Whenever pharmaceutical companies are threatened with government intervention in response to their absurd price gouging of desperately needed medicines, they turn to the same, tired excuse: high prices in the United States fund research and development of new drugs. Under this argument, millions of people being unable to afford their prescriptions is a small price to pay for the ground-breaking and life-saving medicines that the American pharmaceutical industry regularly discovers.


There are multiple flaws in this argument. First, according to Public Citizen, only about 22% of new drugs can be considered “innovative drugs that represent important therapeutic advances” over existing medicines. The other 78% of newly invented medicines are derivatives “that have little or no therapeutic gain over existing drugs.” In other words, we don’t need to invent more insulin- we just need to get it to the people with diabetes.


Furthermore, pharmaceutical companies exaggerate the amount of money that they spend on research and development. Nine out of the ten biggest pharmaceutical companies spend more on marketing than research, including Johnson and Johnson, which spent 17.5% of their budget on marketing compared to 8.2% on research for new drugs. Clearly, the high prices being charged by these firms are unnecessary if we are only worried about research and development. Nationalizing this industry could go hand-in-hand with banning the marketing of prescription drugs, as without the incentive to make obscene profits, the government would not need to convince doctors to prescribe their product. This would also prevent addiction epidemics that have occurred in the United States, including the oxycontin addiction that swept the nation as a direct result of Perdue Pharmaceuticals' heavily marketing towards doctors to overprescribe the painkiller.


Finally, private companies heavily rely on publicly funded research to develop new drugs. According to the Center for Integration of Science and Industry, every one of the 210 new drugs approved by the FDA from 2010 to 2016 was developed as a result of research conducted by the National Institute of Health. Pharmaceutical companies buy this publicly funded research, patent it, continue development, and eventually sell the new drug to Americans at ridiculous prices. As the government is perfectly capable of conducting crucial basic pharmaceutical research, it is hard to see why it wouldn’t be capable of continuing drug development and testing. A nationalized pharmaceutical industry would save Americans billions while having minimal impact on the research and development of useful new drugs.

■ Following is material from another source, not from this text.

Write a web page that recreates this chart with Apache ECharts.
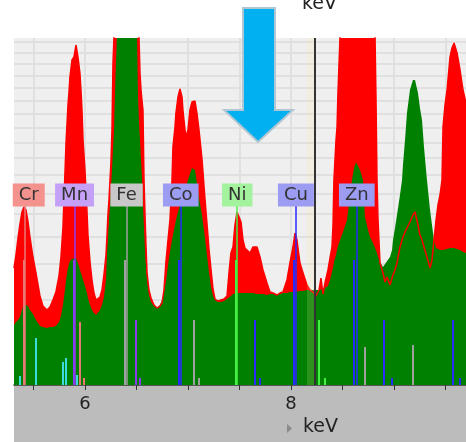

A publicly-funded pharmaceutical industry would also help in the fight against antibiotic resistance. As more antibiotics are used and over-used, microbes develop resistance to their effects. According to public health officials, ten million people could die a year due to antibiotic resistance by 2050. Private corporations have a little profit incentive to spend billions on the development of new antibiotics, as they are often only used by small groups of people for limited amounts of time. This is why the industry has largely abandoned the search for new antibiotics for thirty years. Just because a medicine doesn’t provide shareholders with their requested profits doesn’t mean that it isn’t desperately needed, and the government must step into such a situation to fund the discovery of new antibiotics and save millions of lives. This situation is indicative of a wider problem in the private pharmaceutical industry, as such an essential service should not be provided by firms driven by profit.


America desperately needs an increased government role in its pharmaceutical industry. While many harms may be reduced by a price cap on medicine, or by creating a publicly-owned firm, the best option may be the full-on nationalization of the industry. While nationalization is not the best option for many industries, one so connected to the health and wellbeing of our nation requires that the public control its actions.